Be on the watch for abilities which might not translate to the classroom, the playing field, or even the arts. While some students might display strong abilities in areas such as dance or drawing, others can show competencies at less measurable skills. These can include leadership abilities, a strong aptitude for persuasion, a sense of humor, or the capacity to comfort others easily. Occasionally known as “soft skills,” such attributes are also important and should be recognized and encouraged.

Paving the Path to Strength Discovery

Sometimes a student’s strengths are not yet apparent. Working with a child’s interests are easier when they are manifest, but sometimes a student with attention issues needs space, reassurance, and opportunity to try new activities and find new skills.

Volunteering is one way to discover such interests and strengths. Not only does taking time for the community have the potential to increase a child’s tendency to care for others and experience gratitude for what he or she has, it can also provide a platform for learning how to organize time, constructively express opinions, and experience a feeling of connectedness outside of a traditional school environment.
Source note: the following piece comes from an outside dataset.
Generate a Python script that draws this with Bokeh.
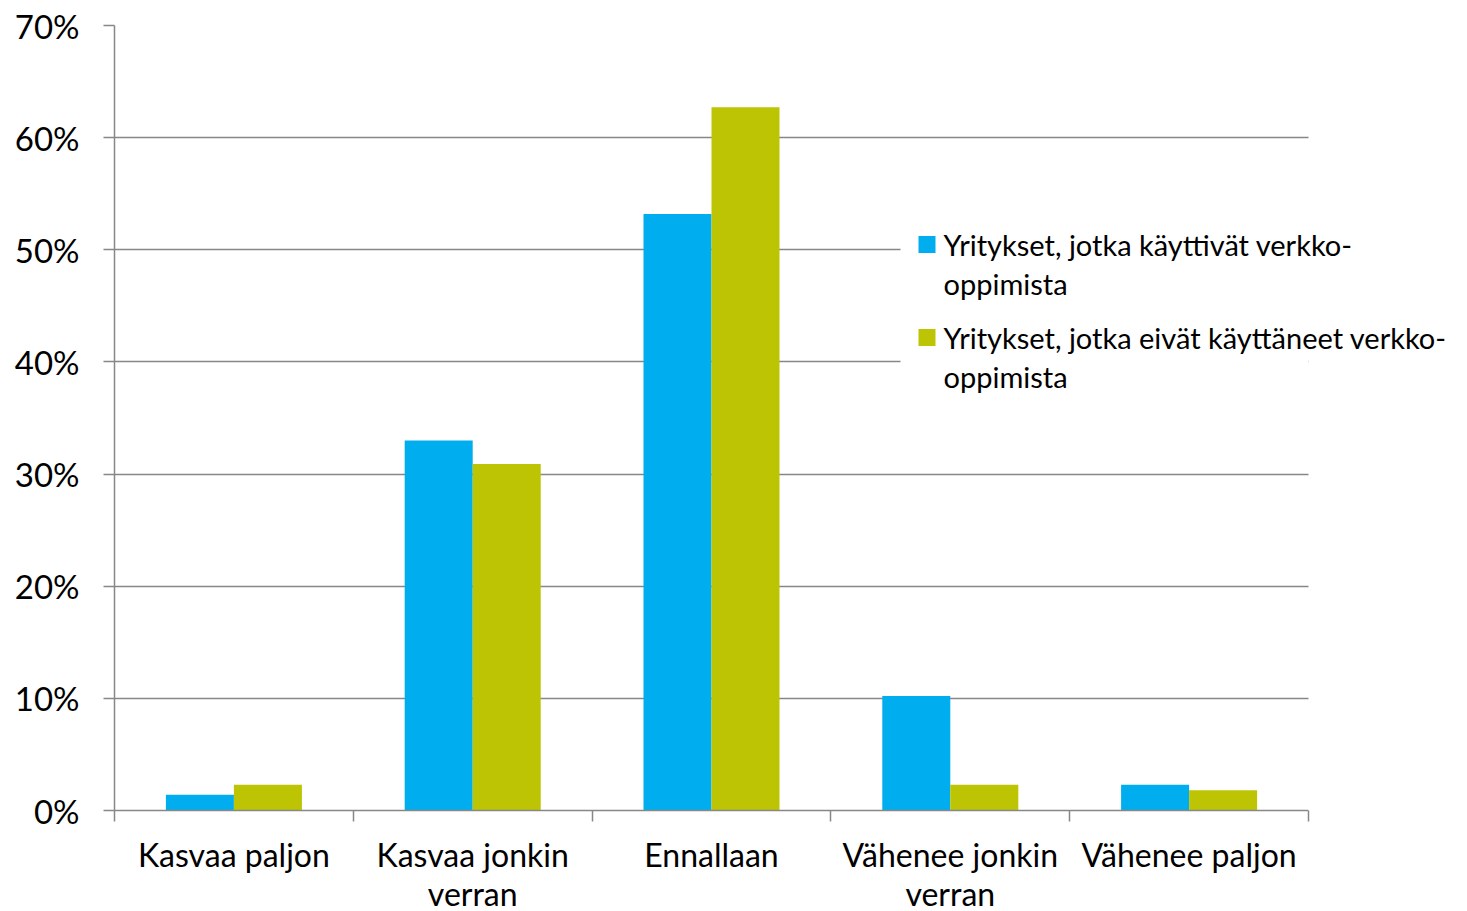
from bokeh.plotting import figure
from bokeh.models import Range1d, FixedTicker, Label, BoxAnnotation, ColumnDataSource, LinearAxis
from bokeh.embed import file_html
from bokeh.resources import INLINE

# ---- data ----
category_first = ["Kasvaa paljon", "Kasvaa jonkin", "Ennallaan", "Vähenee jonkin", "Vähenee paljon"]
category_second = ["", "verran", "", "verran", ""]
used = [1.4, 33.0, 53.2, 10.2, 2.3]
not_used = [2.3, 30.9, 62.7, 2.3, 1.8]
series_names = [["Yritykset, jotka käyttivät verkko-", "oppimista"],
                ["Yritykset, jotka eivät käyttäneet verkko-", "oppimista"]]
y_ticks = [0, 10, 20, 30, 40, 50, 60, 70]
y_tick_labels = ["0%", "10%", "20%", "30%", "40%", "50%", "60%", "70%"]

BLUE = "#00AEEF"
GREEN = "#BCC403"
GRID = "#878787"
FONT = "Lato"
FS = "32px"
FS_Y = "33px"
FS_LEG = "29px"

W = 1459
FL, FT = 114, 25           # frame left/top in canvas px
PLOT_W = 1194              # width of the category area
FW = W - FL                # frame runs to canvas right edge (room for legend)
FH = 785
n = len(category_first)
x_end = n * FW / PLOT_W

p = figure(width=W, height=903, frame_width=FW, frame_height=FH,
           x_range=Range1d(0, x_end), y_range=Range1d(0, 70),
           output_backend="svg", toolbar_location=None,
           min_border_left=FL, min_border_top=FT, min_border_right=0, min_border_bottom=0)
p.outline_line_color = None
p.background_fill_color = "white"

def px_x(px):
    return (px - FL) / PLOT_W * n

def px_y(py):
    return (FT + FH - py) / FH * 70

bw = 0.2848
centers = [i + 0.5 for i in range(n)]
src = ColumnDataSource(dict(
    xb=[c - bw / 2 for c in centers], xg=[c + bw / 2 for c in centers],
    used=used, not_used=not_used))
p.vbar(x="xb", top="used", width=bw, bottom=0, source=src, fill_color=BLUE, line_color=None)
p.vbar(x="xg", top="not_used", width=bw, bottom=0, source=src, fill_color=GREEN, line_color=None)

# x axis: category labels (first line) + boundary ticks
xa = p.xaxis[0]
xa.ticker = FixedTicker(ticks=centers, minor_ticks=list(range(n + 1)))
xa.bounds = (0, n)
xa.major_label_overrides = {c: t for c, t in zip(centers, category_first)}
xa.major_tick_line_color = None
xa.major_tick_out = 0
xa.major_tick_in = 0
xa.minor_tick_out = 11
xa.minor_tick_in = 0
xa.minor_tick_line_color = GRID
xa.minor_tick_line_width = 1.5
xa.axis_line_color = GRID
xa.axis_line_width = 1.5
xa.major_label_standoff = 13
xa.major_label_text_font = FONT
xa.major_label_text_font_size = FS
xa.major_label_text_color = "black"

# second line of the category labels
second_ticks = [c for c, t in zip(centers, category_second) if t]
xa2 = LinearAxis(ticker=FixedTicker(ticks=second_ticks),
                 major_label_overrides={c: t for c, t in zip(centers, category_second) if t},
                 axis_line_color=None, major_tick_line_color=None, minor_tick_line_color=None,
                 major_tick_out=0, major_tick_in=0, major_label_standoff=-3,
                 major_label_text_font=FONT, major_label_text_font_size=FS,
                 major_label_text_color="black")
p.add_layout(xa2, "below")

ya = p.yaxis[0]
ya.ticker = FixedTicker(ticks=y_ticks)
ya.major_label_overrides = {t: l for t, l in zip(y_ticks, y_tick_labels)}
ya.major_tick_out = 11
ya.major_tick_in = 0
ya.minor_tick_line_color = None
ya.axis_line_color = GRID
ya.major_tick_line_color = GRID
ya.axis_line_width = 1.5
ya.major_tick_line_width = 1.5
ya.major_label_standoff = 24
ya.major_label_text_font = FONT
ya.major_label_text_font_size = FS_Y
ya.major_label_text_color = "black"

p.xgrid.grid_line_color = None
p.ygrid.ticker = FixedTicker(ticks=y_ticks)
p.ygrid.grid_line_color = GRID
p.ygrid.grid_line_width = 1.5

# hide grid lines right of the category area and behind the legend
p.add_layout(BoxAnnotation(left=n, right=x_end, top=70, bottom=0,
                           fill_color="white", fill_alpha=1, line_color=None, level="annotation"))
p.add_layout(BoxAnnotation(left=px_x(900), right=n, top=px_y(215), bottom=px_y(400),
                           fill_color="white", fill_alpha=1, line_color=None, level="annotation"))

# legend (manual)
for j, (col, lines) in enumerate(zip([BLUE, GREEN], series_names)):
    yc = 244 + 93 * j
    p.add_layout(BoxAnnotation(left=px_x(918), right=px_x(935), top=px_y(yc - 8.5),
                               bottom=px_y(yc + 8.5), fill_color=col, fill_alpha=1,
                               line_color=None, level="annotation"))
    for k, line in enumerate(lines):
        p.add_layout(Label(x=px_x(943), y=px_y(yc + 39 * k), text=line, text_align="left",
                           text_baseline="middle", text_font=FONT, text_font_size=FS_LEG,
                           text_color="black"))

open("out.html", "w").write(file_html(p, INLINE))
Parents and children can also thrive outside of expected environments. Trying activities which siblings or peers have not can be a new way to uncover skills. Taking short courses in cooking, martial arts, robotics, chess, or new sports such as bowling can all invite time together as a family and create new roads to affirming activities. When students with attention learning differences feel they have autonomy, the ability to choose, and thrive in various areas of their lives, they can tackle other challenges more easily.